Actress fights city on gate height, privacy

GLENDALE, Calif. "I had to literally leave, because I was scared to death," said actress Eva La Rue.

La Rue says she's been forced to move out of her Glendale home overnight, all because of a gate which she says she modified three years ago to protect herself from a dangerous stalker.

"When these letters started coming, they were so frightening and so detailed and scary, that I just called my contractor and I said, please, let's just put up a bigger gate, and put in a security box with a camera so that nobody can just walk up to my front door anymore," said La Rue.

La Rue admits she began the project without permits but says the city of Glendale eventually gave her a variance allowing her to install the new taller gate and columns.

The actress says her troubles began when a neighbor complained about the variance. The variance was overturned, and La Rue appealed.

The issue is stirring up heated debates at council meetings, but even more damaging to La Rue, it meant her once private home address was now public.

"Immediately, I got a letter from my stalker saying, 'I know where you live now.' So I literally had to leave under the cover of night in the last three days, pack up my house, and I moved into my fiance's house," said La Rue.
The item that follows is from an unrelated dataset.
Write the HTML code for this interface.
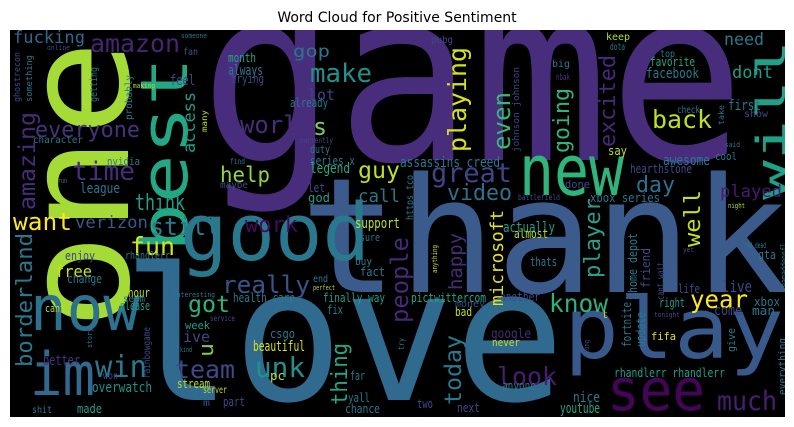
<!DOCTYPE html>
<html><head><meta charset="utf-8">
<style>
html,body{margin:0;padding:0;background:#fff;width:794px;height:427px;overflow:hidden}
svg{display:block;overflow:hidden}
text{font-family:"DejaVu Sans Mono","Liberation Mono",monospace}
</style></head>
<body>
<svg id="cloud" width="794" height="427" viewBox="0 0 794 427" xmlns="http://www.w3.org/2000/svg">
<text x="397" y="22" text-anchor="middle" font-size="14" fill="#000" style="font-family:'DejaVu Sans','Liberation Sans',sans-serif">Word Cloud for Positive Sentiment</text>
<defs><clipPath id="clip"><rect x="10" y="30" width="775" height="387"/></clipPath></defs>
<rect x="10" y="30" width="775" height="387" fill="#000"/>
<g id="words" clip-path="url(#clip)"></g>
</svg>
<script>
// word, x, y, font size, color, rotated, length
const words = [
["game",200,160,240,"#472d7b",0,545],
["thank",300,292,160,"#3b5b8c",0,490],
["love",122,400,185,"#306a8e",0,443],
["one",128,330,145,"#a5db36",1,290],
["best",187,252,65,"#22a884",1,195],
["will",785,200,40,"#1fa187",1,160],
["new",519,195,70,"#2fb47c",0,105],
["play",564,358,85,"#38598c",0,220],
["good",180,260,79,"#2a788e",0,190],
["now",30,330,62,"#2c718e",0,110],
["im",30,395,60,"#306a8e",0,65],
["see",607,410,58,"#450457",0,98],
["much",717,410,27,"#481f70",0,60],
["look",497,385,25,"#481f70",0,60],
["today",461,405,23,"#2a788e",1,70],
["know",549,312,25,"#2db27d",0,59],
["year",690,308,25,"#fde725",0,58],
["great",431,182,27,"#414487",0,81],
["video",447,200,22,"#2c728e",0,65],
["day",636,192,22,"#2c728e",0,39],
["played",720,197,17,"#481c6e",0,62],
["back",652,128,25,"#bddf26",0,60],
["playing",466,152,25,"#d8e219",1,105],
["even",510,150,24,"#35b779",1,58],
["going",569,153,22,"#2fb47c",1,65],
["excited",615,147,22,"#482878",1,92],
["need",724,45,17,"#29798e",0,40],
["dont",732,78,17,"#1f9e89",0,41],
["fun",130,255,25,"#d2e21b",0,45],
["free",55,277,16,"#c8e020",0,37],
["still",150,235,24,"#287c8e",0,70],
["work",245,232,22,"#450a5c",0,53],
["want",13,230,24,"#fde725",0,59],
["verizon",75,228,17,"#38598c",0,73],
["really",222,293,24,"#3b528b",0,88],
["got",188,312,23,"#2db27d",0,42],
["win",95,377,30,"#2a788e",0,52],
["team",175,378,25,"#3e4a89",0,60],
["unk",255,377,28,"#21918c",0,50],
["thing",347,405,22,"#22a884",1,62],
["borderland",32,367,22,"#2a788e",1,134],
["time",72,180,26,"#472d7b",0,63],
["help",220,182,21,"#8fd744",0,50],
["guy",358,178,23,"#bddf26",0,42],
["call",358,202,18,"#2a788e",0,42],
["world",240,133,24,"#472d7b",0,72],
["everyone",35,137,22,"#46337e",0,105],
["amazon",90,52,25,"#482475",0,90],
["make",310,82,26,"#21918c",0,62],
["amazing",35,210,23,"#472c7a",1,98],
["access",195,153,17,"#1f9e89",1,61],
["fucking",13,43,17,"#30698e",0,72],
["happy",462,290,19,"#472c7a",1,57],
["microsoft",503,306,18,"#e2e418",1,96],
["player",600,278,22,"#2a9d8c",1,80],
["well",700,247,22,"#c2df23",1,57],
["people",408,323,24,"#482878",1,86],
["google",491,338,13,"#472c7a",0,40],
["fifa",651,340,11,"#e5e419",0,25],
["lot",308,100,15,"#414487",0,27],
["gop",293,57,17,"#2a788e",0,37],
["s",313,135,24,"#7ad151",0,14],
["u",213,357,20,"#7ad151",1,14],
["ive",183,342,15,"#414487",0,27],
["character",33,143,10,"#2a788e",0,50],
["ghostrecon",20,102,9,"#3e4a89",1,50],
["something",32,102,9,"#2a788e",1,47],
["online",47,50,7,"#3e4a89",0,23],
["someone",181,38,7,"#2a788e",0,26],
["fan",183,55,10,"#3b528b",0,15],
["feel",170,85,14,"#414487",0,25],
["making",133,88,7,"#b5de2b",0,22],
["probably",132,120,10,"#2a788e",1,45],
["getting",97,102,10,"#2a788e",1,35],
["many",207,132,8,"#bddf26",1,22],
["month",228,62,12,"#22a884",0,28],
["always",228,75,14,"#2a788e",0,35],
["trying",231,83,12,"#3e4a89",0,33],
["already",290,107,12,"#2a788e",0,38],
["currently",300,143,8,"#3e4a89",0,33],
["duty",310,153,11,"#2a788e",0,20],
["series x",310,165,12,"#2a788e",0,45],
["legend",310,173,14,"#22a884",0,40],
["let",308,192,12,"#3e4a89",0,17],
["god",308,202,12,"#1f9e89",0,22],
["find",230,164,8,"#2a788e",0,15],
["maybe",220,188,10,"#3e4a89",0,28],
["nvidia",107,165,11,"#2a788e",0,33],
["run",58,183,7,"#2a788e",0,9],
["league",80,193,14,"#2a788e",0,40],
["think",135,210,22,"#1f9e89",0,50],
["pubg",431,43,10,"#3e4a89",0,22],
["keep",606,40,10,"#b5de2b",0,24],
["dota",610,50,10,"#2a788e",0,15],
["top",660,57,10,"#2a788e",0,15],
["favorite",650,66,12,"#22a884",0,45],
["facebook",646,78,14,"#2a788e",0,53],
["big",552,67,10,"#2a788e",0,18],
["nbak",556,80,9,"#46337e",0,14],
["johnson johnson",519,152,9,"#414487",1,85],
["check",677,113,10,"#2a788e",0,23],
["take",724,125,8,"#2a788e",1,20],
["first",728,110,14,"#2a788e",0,33],
["show",744,117,10,"#3e4a89",0,24],
["said",725,147,7,"#2a788e",0,15],
["cool",715,160,11,"#2a788e",0,22],
["say",608,155,12,"#bddf26",0,19],
["awesome",663,165,14,"#2a788e",0,47],
["hearthstone",630,173,12,"#3e4a89",0,62],
["assassins creed",400,167,14,"#2a788e",0,100],
["done",565,188,11,"#3e4a89",0,25],
["xbox series",590,202,12,"#2a788e",0,70],
["battlefield",518,200,8,"#3e4a89",0,42],
["night",728,208,7,"#b5de2b",0,17],
["https tco",413,220,10,"#2a788e",1,45],
["enjoy",65,260,12,"#414487",0,30],
["change",67,283,12,"#2a788e",0,35],
["rhandlerr",125,259,11,"#2a788e",0,45],
["hour",128,297,12,"#bddf26",0,22],
["seem",123,302,10,"#2a788e",0,22],
["please",120,310,12,"#1f9e89",0,30],
["cant",45,312,11,"#bddf26",0,20],
["interesting",173,297,7,"#2a788e",0,42],
["health care",233,302,12,"#2a788e",0,62],
["end",313,282,10,"#2a788e",0,15],
["perfect",313,290,7,"#b5de2b",0,22],
["finally way",323,302,12,"#1f9e89",0,62],
["fix",327,314,12,"#2a788e",0,16],
["support",355,228,14,"#bddf26",0,45],
["sure",360,241,11,"#2a788e",0,20],
["buy",355,265,11,"#2a788e",0,17],
["fact",360,276,12,"#2a788e",0,25],
["service",210,321,8,"#3e4a89",0,25],
["week",185,329,11,"#1f9e89",0,25],
["csgo",270,338,12,"#2a788e",0,25],
["beautiful",253,351,14,"#d8e219",0,52],
["story",92,348,7,"#2a788e",1,20],
["rainbowgame",150,378,10,"#3e4a89",1,51],
["kind",180,352,7,"#2a788e",0,12],
["better",43,365,14,"#46337e",0,37],
["won",103,379,10,"#3e4a89",0,15],
["overwatch",92,392,14,"#21918c",0,60],
["stream",177,388,12,"#bddf26",0,33],
["server",203,393,10,"#bddf26",0,24],
["pc",270,380,12,"#bddf26",0,15],
["far",350,380,12,"#2a788e",0,15],
["yall",348,402,12,"#2a788e",0,22],
["chance",345,413,12,"#2a788e",0,35],
["part",223,406,12,"#3e4a89",0,22],
["m",203,406,10,"#3e4a89",0,7],
["made",77,413,12,"#1f9e89",0,25],
["shit",32,413,10,"#2a788e",0,20],
["actually",503,232,14,"#1f9e89",0,52],
["almost",514,238,12,"#bddf26",0,34],
["thats",530,266,12,"#2a788e",0,27],
["home depot",637,293,12,"#2a788e",1,60],
["friend",650,288,12,"#3e4a89",1,40],
["cant wait",664,300,10,"#414487",1,38],
["life",678,293,12,"#3e4a89",0,22],
["live",722,292,16,"#3e4a89",0,30],
["come",714,315,14,"#414487",0,28],
["right",659,307,12,"#1f9e89",0,26],
["tonight",654,317,7,"#3e4a89",0,26],
["t",602,318,10,"#bddf26",0,6],
["red dead",744,248,8,"#2a788e",0,22],
["yet",683,252,7,"#3e4a89",0,11],
["gta",758,259,12,"#2a788e",0,18],
["eamaddennfl",787,287,9,"#2a788e",1,44],
["xbox",754,306,12,"#2a788e",0,26],
["man",752,315,12,"#2a788e",0,23],
["pictwittercom",411,302,12,"#22a884",0,75],
["another",500,301,12,"#3e4a89",0,40],
["money",455,307,10,"#3e4a89",0,30],
["bad",455,316,12,"#bddf26",0,17],
["anything",437,273,7,"#bddf26",1,28],
["never",492,346,11,"#bddf26",0,28],
["fortnite",631,347,12,"#2a788e",1,45],
["update",645,347,12,"#2a788e",1,35],
["give",735,352,11,"#2a788e",1,24],
["long",589,353,7,"#3e4a89",1,13],
["try",404,350,8,"#2a788e",1,12],
["everything",786,395,11,"#2a788e",1,57],
["rhandlerr rhandlerr",614,377,12,"#1f9e89",0,111],
["anyone",502,390,12,"#2a788e",0,34],
["nice",573,402,14,"#2a788e",0,27],
["youtube",560,413,14,"#22a884",0,40],
["two",417,408,12,"#3e4a89",0,16],
["next",457,412,12,"#3e4a89",0,23]
];
const g = document.getElementById('words');
const NS = 'http://www.w3.org/2000/svg';
for (const w of words) {
  const t = document.createElementNS(NS, 'text');
  
  
  t.setAttribute('x', w[1]);
  t.setAttribute('y', w[2]);
  t.setAttribute('font-size', w[3]);
  t.setAttribute('fill', w[4]);
  t.setAttribute('textLength', w[6]);
  t.setAttribute('lengthAdjust', 'spacingAndGlyphs');
  if (w[5]) t.setAttribute('transform', 'rotate(-90 ' + w[1] + ' ' + w[2] + ')');
  t.textContent = w[0];
  g.appendChild(t);
}
</script>
</body></html>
"The gate's not permitted according to the Glendale municipal code," said Samantha Good, La Rue's neighbor. "There is a height limitation on both the door and the columns. They're both not permitted."

Good and her husband object to the gate, saying that none of the homes on their street have gates blocking the front doors.

"Glendale is not about mansion-ization, or having large walls on the sidewalks. We all like to walk around, and there's a lot of kids in the neighborhood, and we enjoy the openness of it," said Good.

The city council will take up the matter again in February, but for La Rue, any decision will be too little too late.